Существование Всероссийского Комитета помощи голодающим, плодотворность его — прерванной в самом начале — деятельности показали Ленину, что «красный террор» эпохи «военного коммунизма» еще не уничтожил общества, человеческих связей, не ликвидировал памяти о прошлом. «Сменовеховство» — идеология капитуляции, признание за победителями права на выражение «русской идеи» — облегчило Ленину нанесение тяжелейшего удара по обществу, по русской интеллигенции. Прежде всего по тем, кто оставался в стране, надеясь найти модус вивенди [19]с победителем на основе взаимного уважения и — сотрудничества. На новом — советском — языке высылка за границу означала ультиматум интеллигенции: сдача на милость победителям или гибель.

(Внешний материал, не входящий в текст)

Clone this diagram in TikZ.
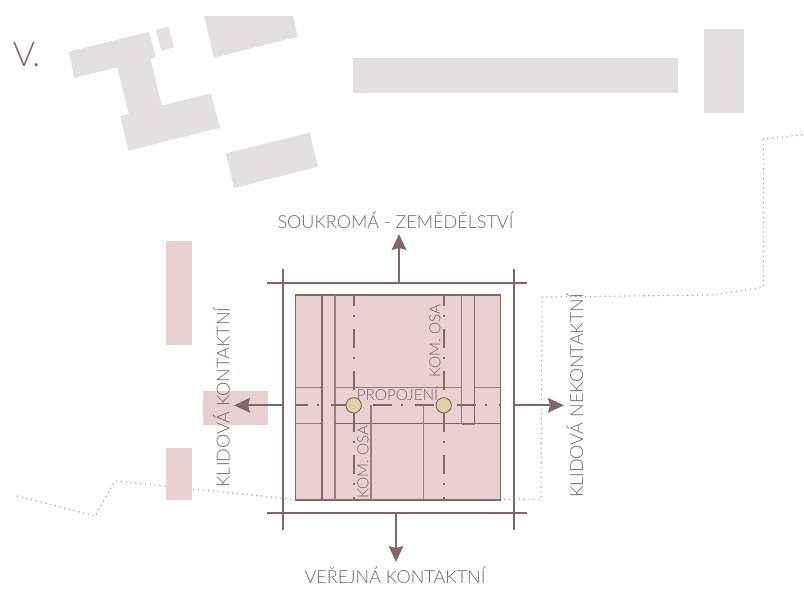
\documentclass[tikz,border=0pt]{standalone}
\usepackage{fontspec}
\setmainfont{Lato Light}
\usetikzlibrary{arrows.meta}
\definecolor{brn}{HTML}{856668}
\definecolor{txtc}{HTML}{7D6063}
\definecolor{pnk}{HTML}{E9D1D1}
\definecolor{gry}{HTML}{E2E0E1}
\definecolor{tan}{HTML}{E2CFA6}
\tikzset{
  bldg/.style={fill=gry,draw=none},
  pinkblock/.style={fill=pnk,draw=none},
  framel/.style={draw=brn,line width=1.3pt},
  innerl/.style={draw=brn,line width=1pt},
  thinl/.style={draw=brn!85,line width=.8pt},
  axisl/.style={draw=brn,line width=1.3pt,dash pattern=on 14.25pt off 6.75pt on 1.5pt off 9pt},
  bound/.style={draw=gray!75,line width=.85pt,dash pattern=on .85pt off 2.8pt},
  arrowl/.style={draw=brn,line width=1.3pt,-{Stealth[length=12pt,width=11pt,inset=1.5pt]}},
  lbl/.style={text=txtc,font=\fontsize{13.5pt}{15pt}\selectfont,inner sep=0pt},
  sml/.style={text=txtc,font=\fontsize{11.5pt}{13pt}\selectfont,inner sep=0pt},
  junction/.style={circle,fill=tan,draw=brn,line width=.7pt,minimum size=11.5pt,inner sep=0pt}
}
\begin{document}
\begin{tikzpicture}[x=.75pt,y=-.75pt]
\useasboundingbox (0,0) rectangle (804,589);
% grey buildings
\fill[bldg] (68.7,51.7)--(149,31.7)--(156,57.3)--(150.7,59)--(161.7,105.7)--(210.7,93.3)--(220,127.7)--(128.3,150.7)--(120.3,116)--(128.7,114)--(117.3,67.3)--(74.3,78)--cycle;
\fill[bldg] (156,30)--(168.3,26.3)--(174,47.3)--(161.3,50.7)--cycle;
\fill[bldg] (204,16)--(293.3,16)--(297.7,36.7)--(214,57.7)--cycle;
\fill[bldg] (225.7,153.3)--(309.7,132.7)--(318,166.7)--(234,188.3)--cycle;
\fill[bldg] (353,58) rectangle (678,93);
\fill[bldg] (704,29) rectangle (744,113);
% boundary
\draw[bound] (17,496)--(95,516)--(115,481)--(296,499.5)--(541,499.5)--(542,297)--(713,295)--(763.5,287)--(763.5,139)--(804,134.5);
% pink blocks
\fill[pinkblock] (166,241) rectangle (192,345);
\fill[pinkblock] (203,391) rectangle (268,425);
\fill[pinkblock] (166,448) rectangle (192,500);
\fill[pinkblock] (295.7,295) rectangle (500.7,500);
% inner lines
\draw[innerl] (295.7,295) rectangle (500.7,500);
\draw[innerl] (322,295)--(322,500);
\draw[thinl] (335,295)--(335,500);
\draw[thinl] (461.7,295)--(461.7,424);
\draw[innerl] (474.7,295)--(474.7,424);
\draw[thinl] (461.7,424)--(474.7,424);
\draw[thinl] (295.7,387.3)--(322,387.3);
\draw[thinl] (335,387.3)--(461.7,387.3);
\draw[thinl] (474.7,387.3)--(500.7,387.3);
\draw[thinl] (295.7,423.7)--(322,423.7);
\draw[innerl] (335,423.7)--(500.7,423.7);
\draw[thinl] (371,405)--(371,500);
\draw[thinl] (423.3,405)--(423.3,500);
% axes
\draw[axisl,dash phase=5.55pt] (353.7,294)--(353.7,500);
\draw[axisl,dash phase=5.55pt] (443.7,294)--(443.7,500);
\draw[axisl,dash phase=5.25pt] (295.7,405.3)--(500.7,405.3);
% frame
\draw[framel] (267,282.7)--(527,282.7);
\draw[framel] (267,512.7)--(527,512.7);
\draw[framel] (283.3,268.5)--(283.3,530);
\draw[framel] (514,268.5)--(514,530);
% junctions
\node[junction] (j1) at (353.7,405.3) {};
\node[junction] (j2) at (443.7,405.3) {};
% arrows
\coordinate (at) at (399,282.7); \coordinate (atip) at (399,234);
\coordinate (ab) at (396,512.7); \coordinate (abip) at (396,562);
\coordinate (al) at (283.3,405.3); \coordinate (alip) at (234,405.3);
\coordinate (ar) at (514,405.3); \coordinate (arip) at (564,405.3);
\draw[arrowl] (at)--(atip);
\draw[arrowl] (ab)--(abip);
\draw[arrowl] (al)--(alip);
\draw[arrowl] (ar)--(arip);
% labels
\node[text=brn,font=\fontsize{25.5pt}{27pt}\selectfont,inner sep=0pt,anchor=west] (tv) at (12.5,54.5) {V.};
\node[lbl] (tn) at (395.5,220.5) {SOUKROMÁ - ZEMĚDĚLSTVÍ};
\node[lbl] (ts) at (395,575.5) {VEŘEJNÁ KONTAKTNÍ};
\node[lbl,rotate=90] (tw) at (221.5,397.5) {KLIDOVÁ KONTAKTNÍ};
\node[lbl,rotate=90] (te) at (575,396) {KLIDOVÁ NEKONTAKTNÍ};
\node[sml] (tp) at (397.5,394) {PROPOJENÍ};
\node[sml,rotate=90] (tk1) at (363,462) {KOM. OSA};
\node[sml,rotate=90] (tk2) at (435,341) {KOM. OSA};
\end{tikzpicture}
\end{document}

Интеллигенция приняла ультиматум: сдалась. Направляясь перед отъездом за границу на последнее заседание Всероссийского союза писателей, одним из организаторов и руководителей которого он был, Михаил Осоргин подготовил краткую речь в ответ на «прощальное приветствие, которое естественно ожидал». Приветствия не было. «И внезапно я догадываюсь, — вспоминает писатель, — что Союз уже достаточно напуган, что он уже не тот и будущее его предопределено».
Будущее предопределено на долгие десятилетия. В процессе ликвидации русского общества, в процессе порабощения мысли период с августа 1921–го по август 1922 г. играет важнейшую роль.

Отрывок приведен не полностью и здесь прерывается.